Cuento esto para contar sólo una de ellas, y no la más importante. Me agarro de una pequeñísima escena, a riesgo de abusar del tiempo del lector: creo que acá podría tener una entrada terminada, sin necesidad de darle la vuelta de tuerca que estoy por darle ahora.
En un episodio de no sé qué temporada Big Gino, el “mafioso" de la escuela pública 118, somete a extorsión a Syd y Arnold salta en su defensa. En una entrevista en la oscura sede del niño-mafia, un (no podía ser de otra forma) enano vestido de gris custodiado constantemente por matones, Arnold conversa el conflicto y lo resuelve. Esta comparecencia, por lejos el momento más tenso del capítulo, siempre me hizo pensar. Hace mucho que no veo el capítulo, pero me pasa como me pasa con más cosas de las que quisiera, me quedó grabado como en VHS.
El monólogo del Arnold mediador y flemático frente al poderoso mafioso enano vestido de gris era, como les gusta decir a los académicos, de una “retórica impecable". Esto es celebrado por el televidente, pero también por el mafioso. Y bajándose de su escritorio dijo la frase que quiero rescatar ahora: “bien, Arnold, bien. Me gustas. Eliges bien las palabras que dices".
“Eliges bien las palabras que dices". ¡Qué belleza de halago!

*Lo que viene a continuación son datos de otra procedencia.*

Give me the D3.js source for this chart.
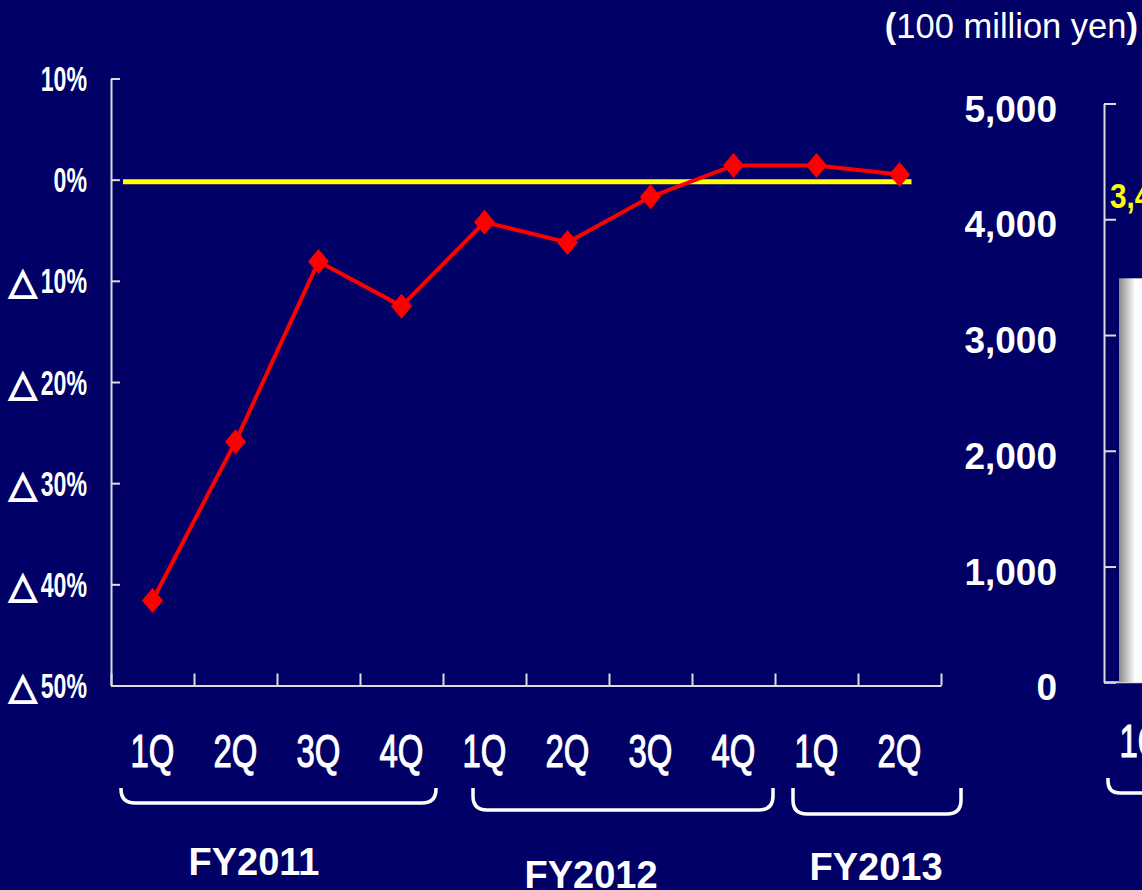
<!DOCTYPE html>
<html>
<head>
<meta charset="utf-8">
<script src="https://cdn.jsdelivr.net/npm/d3@7"></script>
<style>
  html, body { margin: 0; padding: 0; background: #000066; }
  svg { display: block; }
</style>
</head>
<body>
<svg id="chart" width="1142" height="890"></svg>
<script>
// Quarterly year-on-year change (%) by fiscal quarter
const quarters = ["1Q", "2Q", "3Q", "4Q", "1Q", "2Q", "3Q", "4Q", "1Q", "2Q"];
const changeRate = [-41.6, -25.9, -8.1, -12.5, -4.2, -6.2, -1.7, 1.4, 1.4, 0.5];
const fiscalYears = ["FY2011", "FY2012", "FY2013"];
const quartersPerYear = [4, 4, 2];
const rateTicks = [10, 0, -10, -20, -30, -40, -50];

// Amounts panel (100 million yen)
const amountQuarters = ["1Q"];
const amountValues = [3490];
const amountTicks = [0, 1000, 2000, 3000, 4000, 5000];
const unitLabel = "100 million yen";

const AXIS = "#dcdcdc";
const svg = d3.select("#chart");

// Gradient for the bar face
const defs = svg.append("defs");
const grad = defs.append("linearGradient").attr("id", "barFace")
  .attr("x1", "0%").attr("x2", "100%").attr("y1", "0%").attr("y2", "0%");
grad.append("stop").attr("offset", "0%").attr("stop-color", "#8a8a8a");
grad.append("stop").attr("offset", "36%").attr("stop-color", "#ffffff");
grad.append("stop").attr("offset", "100%").attr("stop-color", "#ffffff");

// ---------- Left panel: change rate ----------
const x = d3.scaleBand().domain(d3.range(quarters.length)).range([111, 941]);
const xEdge = d3.scaleLinear().domain([0, quarters.length]).range([111, 941]);
const y = d3.scaleLinear().domain([-50, 10]).range([685.5, 78.5]);

// Left axis: ticks point into the plot
const yAxis = d3.axisLeft(y).tickValues(rateTicks).tickSize(-9).tickSizeOuter(0).tickFormat("");
const gy = svg.append("g").attr("transform", `translate(${x.range()[0]},0)`).call(yAxis);
gy.select(".domain").attr("stroke", AXIS).attr("stroke-width", 2);
gy.selectAll(".tick line").attr("stroke", AXIS).attr("stroke-width", 2);

// Bottom axis: ticks at quarter boundaries, pointing up
const xAxis = d3.axisBottom(xEdge).tickValues(d3.range(quarters.length + 1)).tickSize(-12).tickSizeOuter(0).tickFormat("");
const gx = svg.append("g").attr("transform", `translate(0,${y(-50)})`).call(xAxis);
gx.select(".domain").attr("stroke", AXIS).attr("stroke-width", 2);
gx.selectAll(".tick line").attr("stroke", AXIS).attr("stroke-width", 2);

// Narrow label helper (horizontally compressed glyphs)
function narrowText(parent, tx, ty, str, opts) {
  const t = parent.append("text")
    .attr("transform", `translate(${tx},${ty}) scale(${opts.sx},1)`)
    .attr("text-anchor", opts.anchor || "start")
    .attr("font-family", "'Liberation Sans', Arial, sans-serif")
    .attr("font-weight", opts.weight || "bold")
    .attr("font-size", opts.size)
    .attr("fill", opts.fill || "#fff")
    .text(str);
  if (opts.stroke) {
    t.attr("stroke", opts.fill || "#fff").attr("stroke-width", opts.stroke);
  }
  return t;
}

// Tick labels; negatives are written with a triangle mark
const labelRight = 87;
rateTicks.forEach(v => {
  const ty = y(v) + 12.5;
  const num = Math.abs(v) + "%";
  const t = narrowText(svg, labelRight, ty, num, { sx: 0.66, size: 35, anchor: "end" });
  if (v < 0) {
    const w = t.node().getComputedTextLength() * 0.66;
    svg.append("text")
      .attr("x", labelRight - w - 4).attr("y", ty + 1)
      .attr("text-anchor", "end")
      .attr("font-family", "'DejaVu Sans', sans-serif")
      .attr("font-size", 36)
      .attr("fill", "#fff")
      .attr("stroke", "#fff").attr("stroke-width", 1.8)
      .text("\u25B3");
  }
});

// Zero reference line
svg.append("line")
  .attr("x1", x(0) + 12).attr("x2", x(quarters.length - 1) + x.bandwidth() / 2 + 12)
  .attr("y1", y(0) + 2).attr("y2", y(0) + 2)
  .attr("stroke", "#ffff00").attr("stroke-width", 5);

// Change-rate line with diamond markers
const cx = i => x(i) + x.bandwidth() / 2;
svg.append("path")
  .datum(changeRate)
  .attr("fill", "none").attr("stroke", "#ff0000").attr("stroke-width", 4)
  .attr("stroke-linejoin", "round")
  .attr("d", d3.line().x((d, i) => cx(i)).y(d => y(d)));
svg.selectAll("path.marker").data(changeRate).join("path")
  .attr("class", "marker")
  .attr("transform", (d, i) => `translate(${cx(i)},${y(d)})`)
  .attr("d", "M0,-12.5L10.5,0L0,12.5L-10.5,0Z")
  .attr("fill", "#ff0000");

// Quarter labels
quarters.forEach((q, i) => {
  narrowText(svg, cx(i), 767, q, { sx: 0.7, size: 47, anchor: "middle", weight: "normal", stroke: 1.2 });
});

// Fiscal-year braces and labels
const braceLayout = [
  { l: 10, r: -7, bottom: 803, dx: -23, base: 875 },
  { l: 30, r: -2, bottom: 810, dx: -18, base: 888 },
  { l: 18, r: 20, bottom: 814, dx: 18, base: 880 }
];
function bracePath(x1, x2, top, bottom, r) {
  return `M${x1},${top}L${x1},${bottom - r}Q${x1},${bottom} ${x1 + r},${bottom}` +
         `L${x2 - r},${bottom}Q${x2},${bottom} ${x2},${bottom - r}L${x2},${top}`;
}
let start = 0;
fiscalYears.forEach((fy, k) => {
  const n = quartersPerYear[k];
  const L = braceLayout[k];
  const x1 = xEdge(start) + L.l, x2 = xEdge(start + n) + L.r;
  svg.append("path")
    .attr("d", bracePath(x1, x2, 788, L.bottom, 14))
    .attr("fill", "none").attr("stroke", "#fff").attr("stroke-width", 3.5);
  svg.append("text")
    .attr("x", (xEdge(start) + xEdge(start + n)) / 2 + L.dx).attr("y", L.base)
    .attr("text-anchor", "middle")
    .attr("font-family", "'Liberation Sans', Arial, sans-serif")
    .attr("font-weight", "bold").attr("font-size", 38)
    .attr("fill", "#fff").text(fy);
  start += n;
});

// ---------- Right panel: amounts ----------
const yR = d3.scaleLinear().domain([0, 5000]).range([682.3, 103.5]);
const xR = d3.scaleBand().domain(amountQuarters).range([1119, 1164]);
const axisX = 1104;

const yAxisR = d3.axisLeft(yR).tickValues(amountTicks).tickSize(-12).tickSizeOuter(0).tickFormat("");
const gyR = svg.append("g").attr("transform", `translate(${axisX},0)`).call(yAxisR);
gyR.select(".domain").attr("stroke", AXIS).attr("stroke-width", 2);
gyR.selectAll(".tick line").attr("stroke", AXIS).attr("stroke-width", 2);

svg.append("line")
  .attr("x1", axisX).attr("x2", 1142).attr("y1", yR(0)).attr("y2", yR(0))
  .attr("stroke", AXIS).attr("stroke-width", 2);

amountTicks.forEach(v => {
  svg.append("text")
    .attr("x", 1057).attr("y", yR(v) + 18)
    .attr("text-anchor", "end")
    .attr("font-family", "'Liberation Sans', Arial, sans-serif")
    .attr("font-weight", "bold").attr("font-size", 37)
    .attr("fill", "#fff")
    .text(d3.format(",")(v));
});

svg.selectAll("rect.amount").data(amountValues).join("rect")
  .attr("class", "amount")
  .attr("x", (d, i) => xR(amountQuarters[i]))
  .attr("width", xR.bandwidth())
  .attr("y", d => yR(d))
  .attr("height", d => yR(0) - yR(d))
  .attr("fill", "url(#barFace)");

amountValues.forEach((v, i) => {
  narrowText(svg, xR(amountQuarters[i]) - 9, yR(v) - 70, d3.format(",")(v),
    { sx: 0.85, size: 35, fill: "#ffff00" });
  narrowText(svg, xR(amountQuarters[i]) + xR.bandwidth() / 2, 757, amountQuarters[i],
    { sx: 0.7, size: 47, anchor: "middle", weight: "normal", stroke: 1.2 });
});

svg.append("path")
  .attr("d", `M1108,778L1108,${793 - 12}Q1108,793 1120,793L1160,793`)
  .attr("fill", "none").attr("stroke", "#fff").attr("stroke-width", 3.5);

// Unit caption
const unit = svg.append("text")
  .attr("x", 1138).attr("y", 38)
  .attr("text-anchor", "end")
  .attr("font-family", "'Liberation Sans', Arial, sans-serif")
  .attr("font-size", 34.5)
  .attr("fill", "#fff");
unit.append("tspan").attr("font-weight", "bold").text("(");
unit.append("tspan").text(unitLabel);
unit.append("tspan").attr("font-weight", "bold").text(")");
</script>
</body>
</html>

“Arnold, eres misteriosamente capaz de abrir un enorme diccionario en tu cabeza y, como un suspicaz detective, encontrar la justa combinación de sustantivos, adjetivos y verbos que, dichos en el estilo y en el momento apropiados, me convencerán a mí de dejar en paz a tu amigo y considerar la posibilidad de un arreglo pacífico".
Poder que le puede al poderoso. “Convencer" sería la palabra. Por lo visto esto es algo que me impresionó desde siempre: por algo recuerdo este episodio.
No quiero extenderme. Hoy consideré la posibilidad de terminar mi carrera (Letras) y estudiar otra. En esta otra que tengo en mente, el lenguaje deja de ser un tejido estático sometido a análisis, por más crítico que sea; y pasa a ser una fuerza de interacción activa, un proceso de creación, si se quiere; una instancia multitudinaria, “social", como el periodismo. No me sorprende ni podrá sorprenderme nunca: Letras y esta otra carrera, cuyas pistas espero haber dado al lector para que adivine (esto es, eligiendo bien las palabras), son dos caras de la misma moneda. Hoy lo vislumbré de lejos y en tres años espero poder confirmar esta corazonada. Letras me enseñará a pesar las palabras; espero aprender también cómo comerciar con ellas (si la analogía no es aberrante para los orgullosos letrados): cómo elegirlas y cómo, habiéndolas conocido, sacarlas de la torre de marfil y llevarlas al exterior, presentarlas al público o sentarlas frente al mafioso enano. En fin, con la esperanza de generar algún cambio, porque su poder se adivina para cualquiera. Proyecto: habiendo empezado a plantar tomates en mi patio por puro gusto, darme cuenta de que los tomates son buenos para el mundo, y empezar a ver qué puedo hacer con ellos.